As I’ve noted elsewhere, I’ve often found it frustrating that so few programmers seem to have any idea about these matters.
As some have noted above, it’s hard to choose the right epsilon when, as stated right in the OP, you can’t make any assumptions about the ranges of the numbers you’ll be looking at.
For some kinds of apps, you would know what size numbers you have. I worked with a cash register app for many years that was CHOCK FULL of comparison error bugs like this because the programmers had no clue about these things. The data consisted mostly of dollars-and-cents amounts, encoded as floating-point dollars (e.g., 7 dollars and 43 cents was the float 7.43).
A common type of comparison was: Did customer purchase 10.00 or more, to qualify for a discount? Well, a customer might well have bought exactly 10.00 of stuff but it actually added up to 9.9999999999983 so the register wouldn’t give the discount. But it sure looked like 10.00 on the receipt, since amounts were rounded to two decimal places. ETA: A similar type of comparison, with similar bugs, was common for determining sales tax threshholds, and many other kinds of threshhold cases.

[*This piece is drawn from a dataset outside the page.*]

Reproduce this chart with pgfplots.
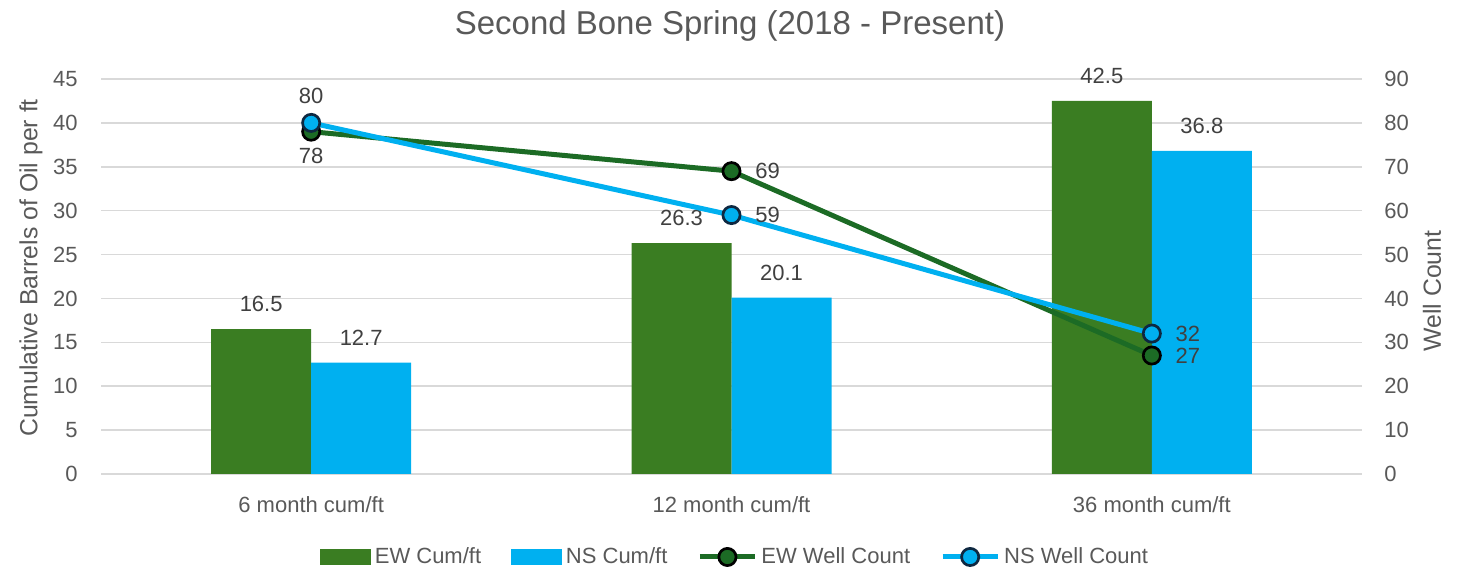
\documentclass[border=0pt]{standalone}
\usepackage{fontspec}
\setmainfont{Liberation Sans}
\usepackage{pgfplots}
\usepackage{pgfplotstable}
\pgfplotsset{compat=1.18}
\definecolor{ewbar}{HTML}{3A7D22}
\definecolor{nsbar}{HTML}{00B0F0}
\definecolor{ewline}{HTML}{1C6B25}
\definecolor{nsline}{HTML}{00B0F0}
\definecolor{nsedge}{HTML}{0E2841}
\definecolor{txt}{HTML}{595959}
\definecolor{lbl}{HTML}{404040}
\definecolor{gridc}{HTML}{D9D9D9}

\pgfplotsset{
  /pgf/number format/assume math mode=true,
  ewlegend/.style={legend image code/.code={\fill[ewbar] (0pt,-3.75pt) rectangle (25pt,3.75pt);}},
  nslegend/.style={legend image code/.code={\fill[nsbar] (0pt,-3.75pt) rectangle (25pt,3.75pt);}},
  linelegend/.style={legend image code/.code={\draw[mark repeat=2,mark phase=2,##1] plot coordinates {(0pt,0pt)(13.75pt,0pt)(27.5pt,0pt)};}},
}

\pgfplotstableread{
x ewc nsc ew ns ewdx ewdy nsdx nsdy
0 16.5 12.7 78 80 0 -12.3 0 13.5
1 26.3 20.1 69 59 18 0 18 0
2 42.5 36.8 27 32 18 0 18 0
}\data

\newcommand{\ff}{\fontsize{11}{13}\selectfont}
\newcommand{\fl}{\fontsize{12.4}{14}\selectfont}

\begin{document}
\begin{tikzpicture}
\useasboundingbox (0,0) rectangle (730pt,288.5pt);
\begin{axis}[
  at={(50.5pt,51.5pt)}, anchor=south west,
  width=630.5pt, height=197.5pt, scale only axis,
  clip=false,
  xmin=-0.5, xmax=2.5, ymin=0, ymax=45,
  ytick={0,5,...,45},
  xtick={0,1,2},
  xticklabels={6 month cum/ft,12 month cum/ft,36 month cum/ft},
  axis line style={draw=none},
  major tick length=0pt,
  ymajorgrids,
  major grid style={draw=gridc, line width=0.75pt},
  yticklabel style={anchor=east, inner sep=0pt, xshift=-11.5pt, font=\ff, text=txt},
  xticklabel style={anchor=base, inner sep=0pt, yshift=-19.5pt, font=\ff, text=txt},
  ylabel={Cumulative Barrels of Oil per ft},
  ylabel style={at={(axis description cs:-0.0555,0.5215)}, anchor=center, rotate=0, font=\fl, text=txt},
  title={Second Bone Spring (2018 - Present)},
  title style={at={(axis description cs:0.4988,1.1035)}, anchor=center, font=\fontsize{16.5}{19}\selectfont, text=txt},
]
\addplot[ybar, bar width=50pt, bar shift=-25pt, fill=ewbar, draw=none,
  nodes near coords, nodes near coords style={anchor=center, xshift=-25pt, yshift=12.5pt, font=\ff, text=lbl}]
  table[x=x, y=ewc]{\data};
\addplot[ybar, bar width=50pt, bar shift=25pt, fill=nsbar, draw=none,
  nodes near coords, nodes near coords style={anchor=center, xshift=25pt, yshift=12.5pt, font=\ff, text=lbl}]
  table[x=x, y=nsc]{\data};
\end{axis}

\begin{axis}[
  at={(50.5pt,51.5pt)}, anchor=south west,
  width=630.5pt, height=197.5pt, scale only axis,
  clip=false,
  xmin=-0.5, xmax=2.5, ymin=0, ymax=90,
  ytick={0,10,...,90},
  xtick=\empty,
  axis line style={draw=none},
  major tick length=0pt,
  yticklabel pos=right,
  yticklabel style={anchor=west, inner sep=0pt, xshift=11pt, font=\ff, text=txt},
  ylabel={Well Count},
  ylabel style={at={(axis description cs:1.0555,0.4633)}, anchor=center, rotate=0, font=\fl, text=txt},
  legend style={at={(axis description cs:0.5036,-0.2101)}, anchor=center, draw=none, fill=none,
    font=\ff, text=txt, legend columns=4,
    /tikz/every even column/.append style={column sep=13pt}},
  legend cell align=left,
]
\addlegendimage{ewlegend}
\addlegendentry{EW Cum/ft}
\addlegendimage{nslegend}
\addlegendentry{NS Cum/ft}
\addplot[linelegend, draw=ewline, line width=2.5pt, mark=*, mark size=4.3pt,
  mark options={solid, fill=ewline, draw=black, line width=1.35pt},
  visualization depends on={\thisrow{ewdx} \as \dx},
  visualization depends on={\thisrow{ewdy} \as \dy},
  nodes near coords, nodes near coords style={anchor=center, xshift=\dx pt, yshift=\dy pt, font=\ff, text=lbl}]
  table[x=x, y=ew]{\data};
\addlegendentry{EW Well Count}
\addplot[linelegend, draw=nsline, line width=2.5pt, mark=*, mark size=4.3pt,
  mark options={solid, fill=nsline, draw=nsedge, line width=1.35pt},
  visualization depends on={\thisrow{nsdx} \as \dx},
  visualization depends on={\thisrow{nsdy} \as \dy},
  nodes near coords, nodes near coords style={anchor=center, xshift=\dx pt, yshift=\dy pt, font=\ff, text=lbl}]
  table[x=x, y=ns]{\data};
\addlegendentry{NS Well Count}
\end{axis}
\end{tikzpicture}
\end{document}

The programmers got into the habit of making such comparisons by converting to a character string with two decimal places (which the conversion library automatically rounded), and comparing the character strings. In my code, however, I used the abs(a-b) < epsilon trick, for which I always used epsilon = 0.0000001
Chronos, on the other hand, pointed out that in some applications, like in his work, if your two numbers are so close together as to raise this problem, then maybe it doesn’t matter which branch the program takes. (See posts 4, 6, 13, 14, 16 for the complete conversation on that point in that thread.)